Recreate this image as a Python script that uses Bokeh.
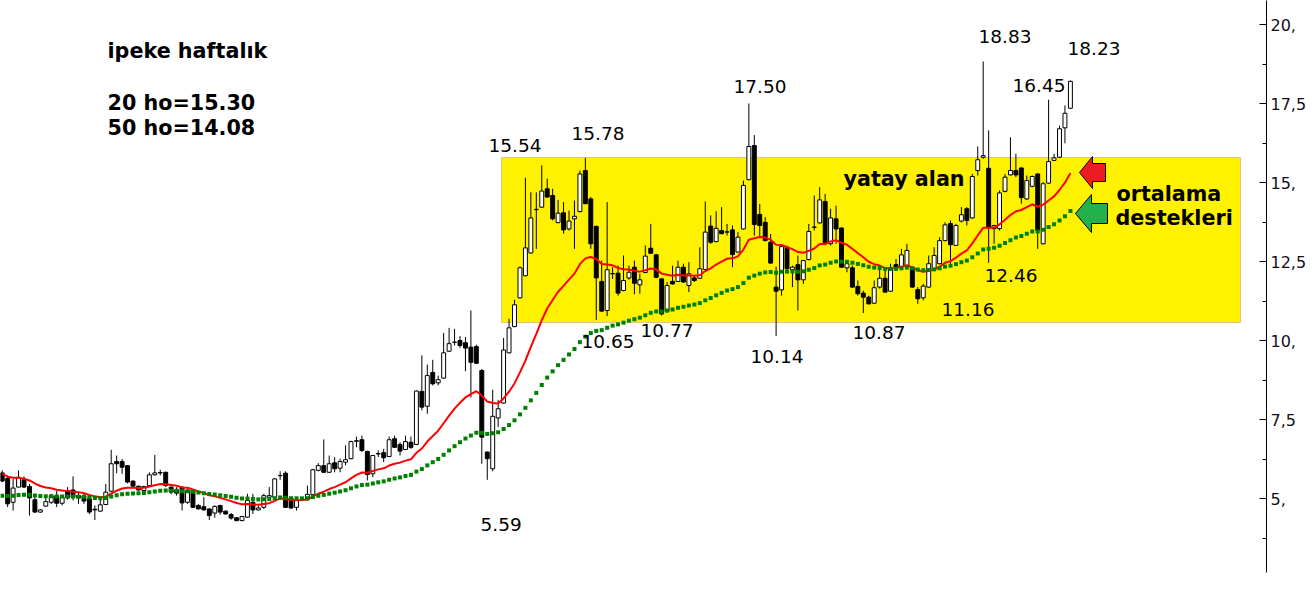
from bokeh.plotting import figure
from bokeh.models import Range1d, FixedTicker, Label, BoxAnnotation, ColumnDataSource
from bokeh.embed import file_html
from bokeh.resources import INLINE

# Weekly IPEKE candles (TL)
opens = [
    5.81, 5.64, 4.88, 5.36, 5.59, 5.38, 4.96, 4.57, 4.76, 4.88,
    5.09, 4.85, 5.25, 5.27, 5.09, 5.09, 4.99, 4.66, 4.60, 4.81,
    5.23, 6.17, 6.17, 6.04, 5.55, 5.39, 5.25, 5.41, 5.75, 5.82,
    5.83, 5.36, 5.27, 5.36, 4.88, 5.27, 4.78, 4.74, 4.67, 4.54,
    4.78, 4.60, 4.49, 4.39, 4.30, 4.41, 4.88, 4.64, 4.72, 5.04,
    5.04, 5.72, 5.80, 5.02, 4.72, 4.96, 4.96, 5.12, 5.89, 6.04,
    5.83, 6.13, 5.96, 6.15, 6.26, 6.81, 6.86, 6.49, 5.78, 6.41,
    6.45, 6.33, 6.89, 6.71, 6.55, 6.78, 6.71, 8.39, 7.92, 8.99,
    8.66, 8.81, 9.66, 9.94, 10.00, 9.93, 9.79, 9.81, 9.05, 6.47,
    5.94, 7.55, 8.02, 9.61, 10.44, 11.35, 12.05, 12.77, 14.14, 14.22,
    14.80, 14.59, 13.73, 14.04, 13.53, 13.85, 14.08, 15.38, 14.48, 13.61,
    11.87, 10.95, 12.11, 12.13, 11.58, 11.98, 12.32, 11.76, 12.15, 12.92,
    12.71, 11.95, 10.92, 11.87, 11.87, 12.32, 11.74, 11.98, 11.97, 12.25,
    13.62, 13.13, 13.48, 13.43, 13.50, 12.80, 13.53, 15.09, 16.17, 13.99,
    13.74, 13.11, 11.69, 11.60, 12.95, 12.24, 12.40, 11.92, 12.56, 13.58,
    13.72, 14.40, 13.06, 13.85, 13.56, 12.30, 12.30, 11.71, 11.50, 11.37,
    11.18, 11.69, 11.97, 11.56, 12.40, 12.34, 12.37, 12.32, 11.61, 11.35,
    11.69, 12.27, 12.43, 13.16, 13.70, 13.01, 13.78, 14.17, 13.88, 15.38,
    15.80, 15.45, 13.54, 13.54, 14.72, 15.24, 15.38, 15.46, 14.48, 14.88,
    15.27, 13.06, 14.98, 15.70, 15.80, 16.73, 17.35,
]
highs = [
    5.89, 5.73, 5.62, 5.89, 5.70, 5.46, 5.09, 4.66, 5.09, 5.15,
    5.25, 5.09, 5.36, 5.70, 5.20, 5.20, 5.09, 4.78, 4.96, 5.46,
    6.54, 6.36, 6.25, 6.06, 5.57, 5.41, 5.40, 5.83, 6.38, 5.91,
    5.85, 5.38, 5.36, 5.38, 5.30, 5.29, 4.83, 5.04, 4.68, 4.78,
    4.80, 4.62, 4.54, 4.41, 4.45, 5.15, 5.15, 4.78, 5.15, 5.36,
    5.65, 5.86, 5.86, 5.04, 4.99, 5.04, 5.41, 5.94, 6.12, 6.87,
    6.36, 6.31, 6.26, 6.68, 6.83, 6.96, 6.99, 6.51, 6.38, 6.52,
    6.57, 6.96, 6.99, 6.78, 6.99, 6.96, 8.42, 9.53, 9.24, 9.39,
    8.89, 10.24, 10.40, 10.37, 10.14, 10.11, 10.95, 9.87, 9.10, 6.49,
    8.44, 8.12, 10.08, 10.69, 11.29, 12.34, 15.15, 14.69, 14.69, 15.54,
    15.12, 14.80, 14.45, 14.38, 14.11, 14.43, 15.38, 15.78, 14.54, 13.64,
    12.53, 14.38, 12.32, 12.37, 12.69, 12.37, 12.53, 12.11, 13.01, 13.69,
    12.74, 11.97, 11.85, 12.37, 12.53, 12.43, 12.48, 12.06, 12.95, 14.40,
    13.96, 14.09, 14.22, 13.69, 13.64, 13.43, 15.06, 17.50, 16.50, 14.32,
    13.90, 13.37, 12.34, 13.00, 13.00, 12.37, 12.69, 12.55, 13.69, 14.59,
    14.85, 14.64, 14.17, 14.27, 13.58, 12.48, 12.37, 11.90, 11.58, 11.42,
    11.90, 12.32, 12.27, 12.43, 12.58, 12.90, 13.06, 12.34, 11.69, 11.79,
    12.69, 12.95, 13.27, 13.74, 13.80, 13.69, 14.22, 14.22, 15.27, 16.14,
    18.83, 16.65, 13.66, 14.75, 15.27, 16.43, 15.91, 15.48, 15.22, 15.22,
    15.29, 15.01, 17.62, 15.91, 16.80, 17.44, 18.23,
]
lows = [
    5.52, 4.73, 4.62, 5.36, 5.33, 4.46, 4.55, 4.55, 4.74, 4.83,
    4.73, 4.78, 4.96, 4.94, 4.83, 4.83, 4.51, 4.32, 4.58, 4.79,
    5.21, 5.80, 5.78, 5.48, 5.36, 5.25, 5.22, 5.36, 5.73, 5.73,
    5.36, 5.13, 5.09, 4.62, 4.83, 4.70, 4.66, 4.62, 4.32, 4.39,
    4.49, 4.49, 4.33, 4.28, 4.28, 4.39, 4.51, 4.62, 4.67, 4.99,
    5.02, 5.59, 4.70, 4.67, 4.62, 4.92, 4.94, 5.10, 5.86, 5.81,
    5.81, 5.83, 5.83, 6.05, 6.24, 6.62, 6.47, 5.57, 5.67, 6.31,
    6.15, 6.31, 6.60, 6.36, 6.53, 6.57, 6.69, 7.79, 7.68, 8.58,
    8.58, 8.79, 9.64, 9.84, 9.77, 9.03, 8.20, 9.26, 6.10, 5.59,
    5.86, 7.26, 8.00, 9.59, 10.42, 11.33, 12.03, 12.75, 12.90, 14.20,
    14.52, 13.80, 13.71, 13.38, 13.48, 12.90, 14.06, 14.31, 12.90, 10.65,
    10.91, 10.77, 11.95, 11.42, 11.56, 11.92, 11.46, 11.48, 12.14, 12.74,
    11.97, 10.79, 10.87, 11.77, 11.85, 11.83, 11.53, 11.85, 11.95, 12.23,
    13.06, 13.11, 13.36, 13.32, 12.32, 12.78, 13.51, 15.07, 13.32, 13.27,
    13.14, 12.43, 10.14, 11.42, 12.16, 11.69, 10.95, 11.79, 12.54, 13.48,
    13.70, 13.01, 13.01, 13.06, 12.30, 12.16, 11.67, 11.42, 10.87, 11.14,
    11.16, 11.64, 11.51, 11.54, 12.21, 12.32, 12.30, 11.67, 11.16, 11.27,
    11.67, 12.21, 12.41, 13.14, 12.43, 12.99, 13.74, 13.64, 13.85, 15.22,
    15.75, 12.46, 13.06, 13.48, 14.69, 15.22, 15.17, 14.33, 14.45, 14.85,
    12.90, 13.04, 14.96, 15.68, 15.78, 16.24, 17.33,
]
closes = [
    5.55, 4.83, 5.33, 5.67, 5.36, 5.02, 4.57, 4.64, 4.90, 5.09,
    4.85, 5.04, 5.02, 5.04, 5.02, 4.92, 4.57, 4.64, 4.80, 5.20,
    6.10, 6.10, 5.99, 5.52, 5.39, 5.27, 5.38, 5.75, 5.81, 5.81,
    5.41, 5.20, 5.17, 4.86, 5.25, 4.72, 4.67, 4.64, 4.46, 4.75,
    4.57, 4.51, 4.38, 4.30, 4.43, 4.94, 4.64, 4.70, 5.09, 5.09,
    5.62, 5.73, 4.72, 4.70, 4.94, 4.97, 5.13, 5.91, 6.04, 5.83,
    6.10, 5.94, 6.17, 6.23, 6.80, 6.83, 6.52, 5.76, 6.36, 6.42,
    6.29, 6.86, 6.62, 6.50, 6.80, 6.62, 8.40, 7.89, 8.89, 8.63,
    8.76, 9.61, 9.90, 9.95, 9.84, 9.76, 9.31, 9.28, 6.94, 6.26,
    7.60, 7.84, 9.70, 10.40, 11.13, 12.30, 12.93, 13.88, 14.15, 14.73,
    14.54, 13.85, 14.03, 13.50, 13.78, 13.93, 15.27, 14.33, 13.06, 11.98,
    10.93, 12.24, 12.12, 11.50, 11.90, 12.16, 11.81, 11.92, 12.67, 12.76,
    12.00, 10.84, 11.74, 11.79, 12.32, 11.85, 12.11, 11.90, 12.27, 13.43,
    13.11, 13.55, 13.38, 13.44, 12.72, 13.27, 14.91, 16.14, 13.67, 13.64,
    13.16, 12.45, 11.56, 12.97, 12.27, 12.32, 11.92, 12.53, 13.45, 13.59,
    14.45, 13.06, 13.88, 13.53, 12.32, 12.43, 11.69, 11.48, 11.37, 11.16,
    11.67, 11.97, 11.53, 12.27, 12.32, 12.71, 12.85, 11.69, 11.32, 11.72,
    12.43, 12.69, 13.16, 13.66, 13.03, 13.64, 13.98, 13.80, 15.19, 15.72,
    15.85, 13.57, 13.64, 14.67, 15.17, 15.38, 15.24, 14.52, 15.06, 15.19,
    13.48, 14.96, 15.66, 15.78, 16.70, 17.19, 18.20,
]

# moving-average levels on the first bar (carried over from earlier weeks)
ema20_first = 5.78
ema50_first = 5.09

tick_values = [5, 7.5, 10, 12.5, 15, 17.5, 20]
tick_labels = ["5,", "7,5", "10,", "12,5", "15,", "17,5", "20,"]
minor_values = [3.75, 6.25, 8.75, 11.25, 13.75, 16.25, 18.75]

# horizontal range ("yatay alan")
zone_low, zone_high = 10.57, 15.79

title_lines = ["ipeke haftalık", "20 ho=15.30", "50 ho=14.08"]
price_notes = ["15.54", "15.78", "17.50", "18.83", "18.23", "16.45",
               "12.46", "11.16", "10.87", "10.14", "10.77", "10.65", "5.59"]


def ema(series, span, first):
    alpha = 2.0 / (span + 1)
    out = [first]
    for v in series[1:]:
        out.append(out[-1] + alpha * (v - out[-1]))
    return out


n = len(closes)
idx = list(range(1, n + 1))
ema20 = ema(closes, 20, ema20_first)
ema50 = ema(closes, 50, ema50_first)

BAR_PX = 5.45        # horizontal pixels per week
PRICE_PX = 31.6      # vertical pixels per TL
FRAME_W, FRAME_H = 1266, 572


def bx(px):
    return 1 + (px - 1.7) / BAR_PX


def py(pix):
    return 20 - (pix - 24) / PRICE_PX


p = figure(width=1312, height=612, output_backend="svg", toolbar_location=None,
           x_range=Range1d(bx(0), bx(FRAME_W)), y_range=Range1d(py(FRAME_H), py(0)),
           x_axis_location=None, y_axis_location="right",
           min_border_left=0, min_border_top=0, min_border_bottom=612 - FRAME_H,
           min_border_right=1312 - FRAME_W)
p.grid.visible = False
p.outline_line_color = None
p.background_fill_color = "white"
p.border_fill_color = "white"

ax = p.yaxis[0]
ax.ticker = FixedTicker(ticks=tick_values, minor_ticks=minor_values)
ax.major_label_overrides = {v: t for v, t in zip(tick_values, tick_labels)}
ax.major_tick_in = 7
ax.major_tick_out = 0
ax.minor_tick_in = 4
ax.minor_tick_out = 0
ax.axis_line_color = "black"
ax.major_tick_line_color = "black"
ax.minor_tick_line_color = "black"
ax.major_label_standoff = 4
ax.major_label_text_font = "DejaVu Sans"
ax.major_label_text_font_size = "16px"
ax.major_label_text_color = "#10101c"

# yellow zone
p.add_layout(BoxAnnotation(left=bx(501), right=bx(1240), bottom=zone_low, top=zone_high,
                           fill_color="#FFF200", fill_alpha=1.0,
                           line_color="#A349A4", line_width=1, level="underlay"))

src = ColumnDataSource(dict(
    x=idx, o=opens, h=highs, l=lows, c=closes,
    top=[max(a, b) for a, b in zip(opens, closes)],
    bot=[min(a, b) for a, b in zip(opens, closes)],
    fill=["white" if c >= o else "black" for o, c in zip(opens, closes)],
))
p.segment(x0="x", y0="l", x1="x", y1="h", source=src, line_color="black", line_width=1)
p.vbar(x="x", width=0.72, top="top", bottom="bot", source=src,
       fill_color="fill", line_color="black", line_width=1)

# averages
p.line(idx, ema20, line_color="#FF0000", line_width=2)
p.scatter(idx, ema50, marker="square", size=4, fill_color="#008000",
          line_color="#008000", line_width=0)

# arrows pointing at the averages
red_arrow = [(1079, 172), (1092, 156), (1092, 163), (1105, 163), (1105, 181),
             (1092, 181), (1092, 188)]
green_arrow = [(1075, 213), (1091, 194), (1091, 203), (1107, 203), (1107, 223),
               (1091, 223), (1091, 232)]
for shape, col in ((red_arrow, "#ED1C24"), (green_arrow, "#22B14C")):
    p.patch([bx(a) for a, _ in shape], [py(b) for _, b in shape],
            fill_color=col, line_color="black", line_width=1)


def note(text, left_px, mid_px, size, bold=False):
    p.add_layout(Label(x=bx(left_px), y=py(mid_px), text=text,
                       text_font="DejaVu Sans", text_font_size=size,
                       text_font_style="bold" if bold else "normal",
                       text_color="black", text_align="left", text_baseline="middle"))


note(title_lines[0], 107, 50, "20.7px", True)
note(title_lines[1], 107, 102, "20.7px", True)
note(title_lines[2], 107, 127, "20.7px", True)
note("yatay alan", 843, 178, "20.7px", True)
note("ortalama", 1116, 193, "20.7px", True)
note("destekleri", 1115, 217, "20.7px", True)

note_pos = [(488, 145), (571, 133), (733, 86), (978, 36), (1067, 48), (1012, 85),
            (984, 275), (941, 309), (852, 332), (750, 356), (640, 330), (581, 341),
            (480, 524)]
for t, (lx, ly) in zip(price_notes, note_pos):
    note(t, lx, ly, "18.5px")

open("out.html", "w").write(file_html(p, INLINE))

________________________

What is needed:
Take the material above from its first line through the line holding "from bokeh.resources import INLINE" and set it down exactly, without the pictures.

Final result:
Recreate this image as a Python script that uses Bokeh.
from bokeh.plotting import figure
from bokeh.models import Range1d, FixedTicker, Label, BoxAnnotation, ColumnDataSource
from bokeh.embed import file_html
from bokeh.resources import INLINE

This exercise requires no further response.